Carlos Ibarra's New Short Film 'Con Dios' Illustrates the Life of an Undocumented Teen
The Mexican American actor and filmmaker explains the inspiration behind his latest project.
In his short film Con Dios, Carlos Ibarra tells the story of an undocumented Latinx teenager named Pablo who dreams of becoming an architect. As his college acceptance letters begin to arrive, though, he is crushed to find out that higher education is beyond his reach without a path to citizenship. "I myself am undocumented and am in the limbo of our immigration system, and know the psychological effect that can have on people," the Mexican American actor and filmmaker tells People CHICA.
The character of Pablo was inspired by the true story of Joaquin Luna Jr., a DREAMer high school senior who died by suicide in 2011; Ibarra read Joaquin's story while doing research for the film. "When I started formulating the skeleton of the story, I knew that I wanted it to have an intense ending to really call to action and reflect what is happening to students, especially to DREAMers," says Ibarra, who is a DACA recipient himself. "I stumbled upon Joaquin's story and was able to connect with the family, specifically his brother. I talked to him about his experience and how life has been for them after this happened to Joaquin."
Joaquin's family agreed to let Ibarra bring his story to the screen. "Their reaction was very positive," Ibarra says. "They don't want his name to disappear, they want their kid's name to live on. They don't want what Joaquin experienced to happen to others."

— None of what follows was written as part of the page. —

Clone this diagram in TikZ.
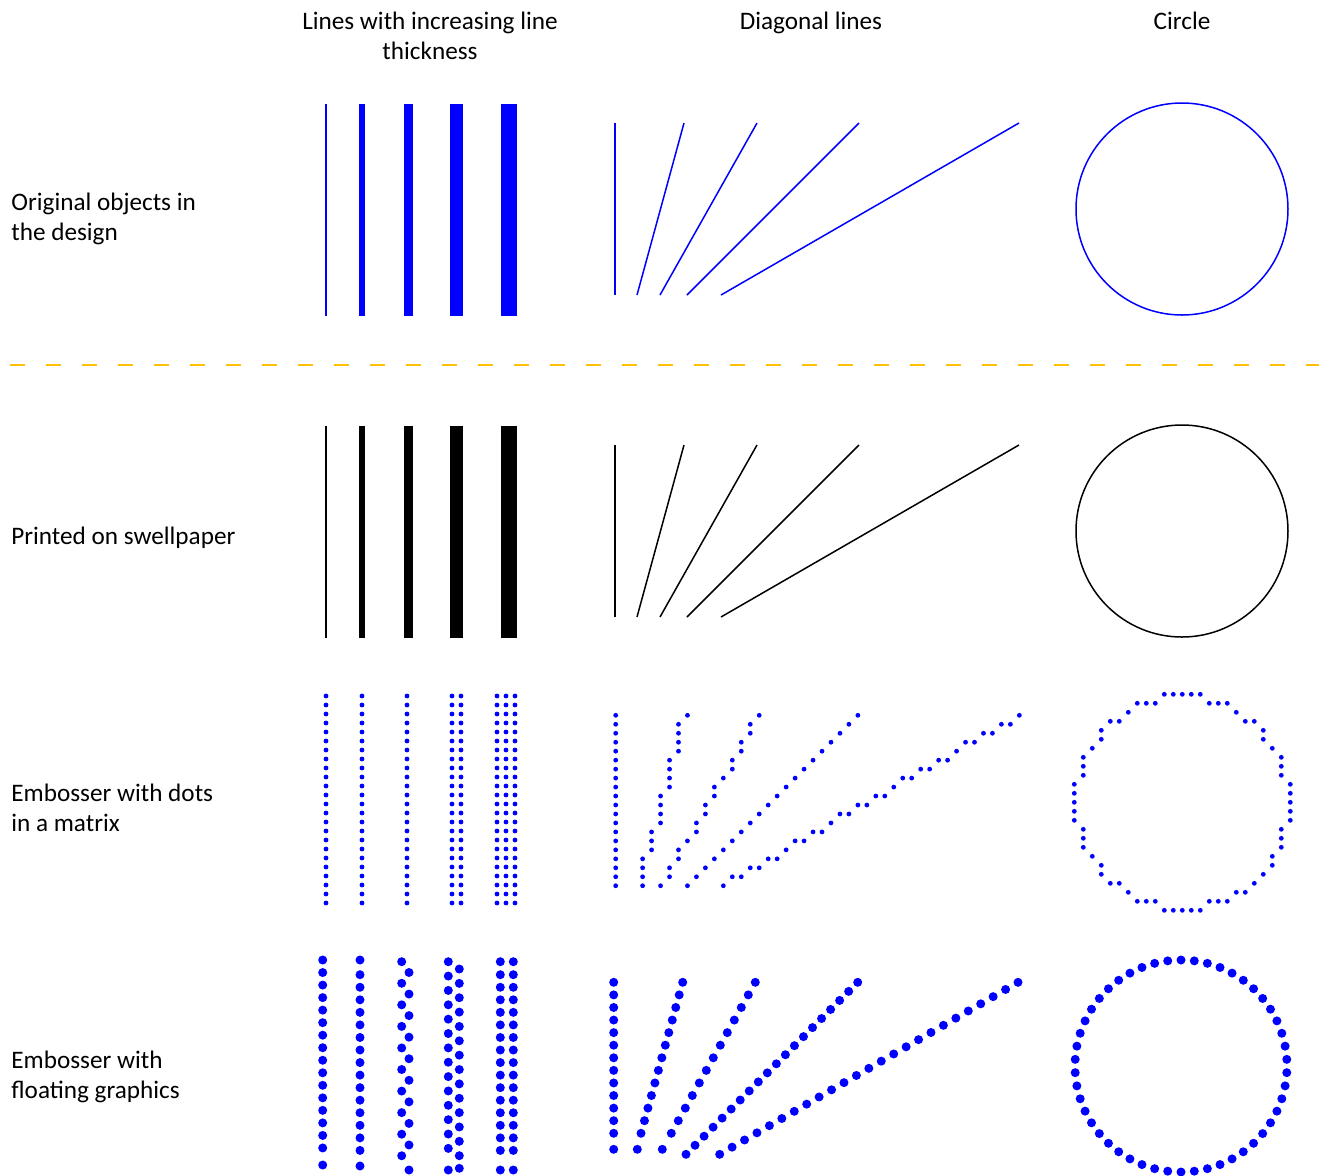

Reading about the high rate of suicides among Latinx youth, especially the undocumented, made Ibarra want to reflect this reality in his work. "To me that was something that I really wanted to bring to the forefront because mental health, and especially depression, is still an issue and a topic that isn't really talked about in the Latino community," he explains. "That was something I wanted to bring to light, especially as an individual that has never experienced depression at such a deep level, but [has] definitely gone through bouts of depression."
He also tried to stay away from stereotypes. "I wanted to portray this family in a different angle, that showed a very Americanized family — a group of individuals that have assimilated and have become part of the American iconography," he says. "Some of the undocumented members of our society, we don't always portray them this way in media, and I wanted to bring that story element to this film."
The film captures the struggle of some immigrant parents to pay for higher education for their children. "It's very difficult when you are a first-time college student and you are the first person in your family to go to college," Ibarra says. "I thought that was a universal theme that would apply to many people, regardless of whether they are undocumented or not. In Con Dios, Pablo had this pressure because his older brother missed his boat to go to college. I took that from my own personal experience because my older brother went to college, but he almost didn't go."
Ibarra wants Con Dios, which is headed to the festival circuit this year, to help other DREAMers stay hopeful. "It's easy to fall into a downward spiral and think everything is over," he says. "The biggest message is that perseverance is key. You have to be willing to ride that wave and stay positive, always know what your end goal is, so that when the challenges come, you can overcome them and go after your dream."